Stored items:

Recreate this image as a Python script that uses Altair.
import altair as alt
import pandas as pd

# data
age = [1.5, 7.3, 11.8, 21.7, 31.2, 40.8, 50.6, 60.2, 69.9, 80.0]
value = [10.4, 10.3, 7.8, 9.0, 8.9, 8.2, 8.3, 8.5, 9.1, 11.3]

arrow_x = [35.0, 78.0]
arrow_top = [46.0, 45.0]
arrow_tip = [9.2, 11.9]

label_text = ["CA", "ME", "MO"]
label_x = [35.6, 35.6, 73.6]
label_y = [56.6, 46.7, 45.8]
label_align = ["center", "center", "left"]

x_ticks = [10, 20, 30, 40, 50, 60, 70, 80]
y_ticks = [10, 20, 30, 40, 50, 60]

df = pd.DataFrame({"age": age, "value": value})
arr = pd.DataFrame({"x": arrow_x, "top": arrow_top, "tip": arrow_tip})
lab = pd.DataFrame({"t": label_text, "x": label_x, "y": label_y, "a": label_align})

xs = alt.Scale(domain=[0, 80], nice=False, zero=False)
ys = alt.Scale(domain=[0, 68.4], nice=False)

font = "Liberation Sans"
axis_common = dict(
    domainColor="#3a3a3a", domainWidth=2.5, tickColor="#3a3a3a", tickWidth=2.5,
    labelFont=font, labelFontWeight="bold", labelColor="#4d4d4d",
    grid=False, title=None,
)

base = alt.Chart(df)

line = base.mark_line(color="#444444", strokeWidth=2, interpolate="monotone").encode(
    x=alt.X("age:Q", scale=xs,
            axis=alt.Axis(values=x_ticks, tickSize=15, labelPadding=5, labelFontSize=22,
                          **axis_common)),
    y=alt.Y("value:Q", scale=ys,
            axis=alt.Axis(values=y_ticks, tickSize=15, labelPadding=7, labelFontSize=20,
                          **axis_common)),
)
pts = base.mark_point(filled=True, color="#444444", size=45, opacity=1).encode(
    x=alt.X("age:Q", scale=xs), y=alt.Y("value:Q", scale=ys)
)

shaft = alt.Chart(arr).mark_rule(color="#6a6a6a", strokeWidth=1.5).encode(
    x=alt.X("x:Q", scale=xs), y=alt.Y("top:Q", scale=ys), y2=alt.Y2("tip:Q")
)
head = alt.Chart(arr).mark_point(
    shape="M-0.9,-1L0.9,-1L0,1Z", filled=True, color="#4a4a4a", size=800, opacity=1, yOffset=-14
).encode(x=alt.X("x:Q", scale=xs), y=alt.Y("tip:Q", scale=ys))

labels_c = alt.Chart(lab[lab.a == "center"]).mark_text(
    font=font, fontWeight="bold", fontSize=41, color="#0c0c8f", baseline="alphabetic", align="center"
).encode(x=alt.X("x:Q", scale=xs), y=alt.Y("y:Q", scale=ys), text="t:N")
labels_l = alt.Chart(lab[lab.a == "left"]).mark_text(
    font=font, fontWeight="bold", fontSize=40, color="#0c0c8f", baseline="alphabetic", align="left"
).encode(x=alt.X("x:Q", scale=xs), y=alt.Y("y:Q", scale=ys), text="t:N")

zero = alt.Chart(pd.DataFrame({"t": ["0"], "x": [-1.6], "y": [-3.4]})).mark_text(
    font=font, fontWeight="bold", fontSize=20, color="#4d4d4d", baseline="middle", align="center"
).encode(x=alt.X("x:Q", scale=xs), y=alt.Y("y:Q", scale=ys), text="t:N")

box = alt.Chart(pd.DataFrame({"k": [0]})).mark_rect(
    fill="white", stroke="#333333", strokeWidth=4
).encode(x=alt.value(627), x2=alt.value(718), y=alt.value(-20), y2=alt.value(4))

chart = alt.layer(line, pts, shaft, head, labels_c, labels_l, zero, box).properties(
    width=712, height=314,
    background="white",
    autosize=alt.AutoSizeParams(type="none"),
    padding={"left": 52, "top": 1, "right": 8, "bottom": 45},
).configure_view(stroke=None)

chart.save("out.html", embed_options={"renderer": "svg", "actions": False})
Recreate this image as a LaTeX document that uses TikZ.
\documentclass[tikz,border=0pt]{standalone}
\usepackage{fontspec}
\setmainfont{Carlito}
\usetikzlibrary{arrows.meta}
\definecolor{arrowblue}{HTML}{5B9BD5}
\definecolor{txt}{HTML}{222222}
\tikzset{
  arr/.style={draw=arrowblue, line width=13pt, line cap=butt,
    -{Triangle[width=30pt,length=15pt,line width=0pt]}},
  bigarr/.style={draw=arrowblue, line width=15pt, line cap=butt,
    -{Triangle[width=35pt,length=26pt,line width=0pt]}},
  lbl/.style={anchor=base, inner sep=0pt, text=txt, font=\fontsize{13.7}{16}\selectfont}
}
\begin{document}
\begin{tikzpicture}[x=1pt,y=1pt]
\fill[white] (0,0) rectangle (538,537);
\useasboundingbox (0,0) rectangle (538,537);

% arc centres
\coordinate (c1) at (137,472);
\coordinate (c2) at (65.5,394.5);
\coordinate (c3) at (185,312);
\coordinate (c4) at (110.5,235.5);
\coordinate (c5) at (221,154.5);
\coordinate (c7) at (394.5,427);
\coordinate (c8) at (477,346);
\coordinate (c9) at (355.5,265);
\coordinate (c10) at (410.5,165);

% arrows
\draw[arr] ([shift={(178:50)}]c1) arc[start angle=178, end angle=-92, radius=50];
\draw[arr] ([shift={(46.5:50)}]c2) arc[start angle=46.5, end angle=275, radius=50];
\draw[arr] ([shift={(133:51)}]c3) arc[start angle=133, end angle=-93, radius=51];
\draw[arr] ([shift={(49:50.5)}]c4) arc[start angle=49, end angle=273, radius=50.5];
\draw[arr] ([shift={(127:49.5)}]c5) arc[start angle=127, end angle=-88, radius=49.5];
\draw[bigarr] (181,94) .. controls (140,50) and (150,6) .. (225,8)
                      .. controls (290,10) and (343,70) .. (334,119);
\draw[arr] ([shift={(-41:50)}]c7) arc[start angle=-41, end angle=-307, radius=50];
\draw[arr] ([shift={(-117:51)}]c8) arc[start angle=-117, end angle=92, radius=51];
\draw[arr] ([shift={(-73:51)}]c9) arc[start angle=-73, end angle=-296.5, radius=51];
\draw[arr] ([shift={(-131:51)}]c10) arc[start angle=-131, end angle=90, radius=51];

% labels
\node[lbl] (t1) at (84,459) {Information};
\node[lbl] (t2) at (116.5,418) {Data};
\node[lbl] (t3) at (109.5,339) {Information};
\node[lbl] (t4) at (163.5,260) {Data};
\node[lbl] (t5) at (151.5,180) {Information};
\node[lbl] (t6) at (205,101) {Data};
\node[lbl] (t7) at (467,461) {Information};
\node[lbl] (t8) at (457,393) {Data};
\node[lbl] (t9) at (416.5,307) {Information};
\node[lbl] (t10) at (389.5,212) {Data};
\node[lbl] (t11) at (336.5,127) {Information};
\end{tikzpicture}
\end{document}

▶ _The request_: Reproduce exactly, and only, the lines from the start of the entries through the one that contains "ys = alt.Scale(domain=[0, 68.4], nice=False)".

▶ _Answer to this problem_:
Recreate this image as a Python script that uses Altair.
import altair as alt
import pandas as pd

# data
age = [1.5, 7.3, 11.8, 21.7, 31.2, 40.8, 50.6, 60.2, 69.9, 80.0]
value = [10.4, 10.3, 7.8, 9.0, 8.9, 8.2, 8.3, 8.5, 9.1, 11.3]

arrow_x = [35.0, 78.0]
arrow_top = [46.0, 45.0]
arrow_tip = [9.2, 11.9]

label_text = ["CA", "ME", "MO"]
label_x = [35.6, 35.6, 73.6]
label_y = [56.6, 46.7, 45.8]
label_align = ["center", "center", "left"]

x_ticks = [10, 20, 30, 40, 50, 60, 70, 80]
y_ticks = [10, 20, 30, 40, 50, 60]

df = pd.DataFrame({"age": age, "value": value})
arr = pd.DataFrame({"x": arrow_x, "top": arrow_top, "tip": arrow_tip})
lab = pd.DataFrame({"t": label_text, "x": label_x, "y": label_y, "a": label_align})

xs = alt.Scale(domain=[0, 80], nice=False, zero=False)
ys = alt.Scale(domain=[0, 68.4], nice=False)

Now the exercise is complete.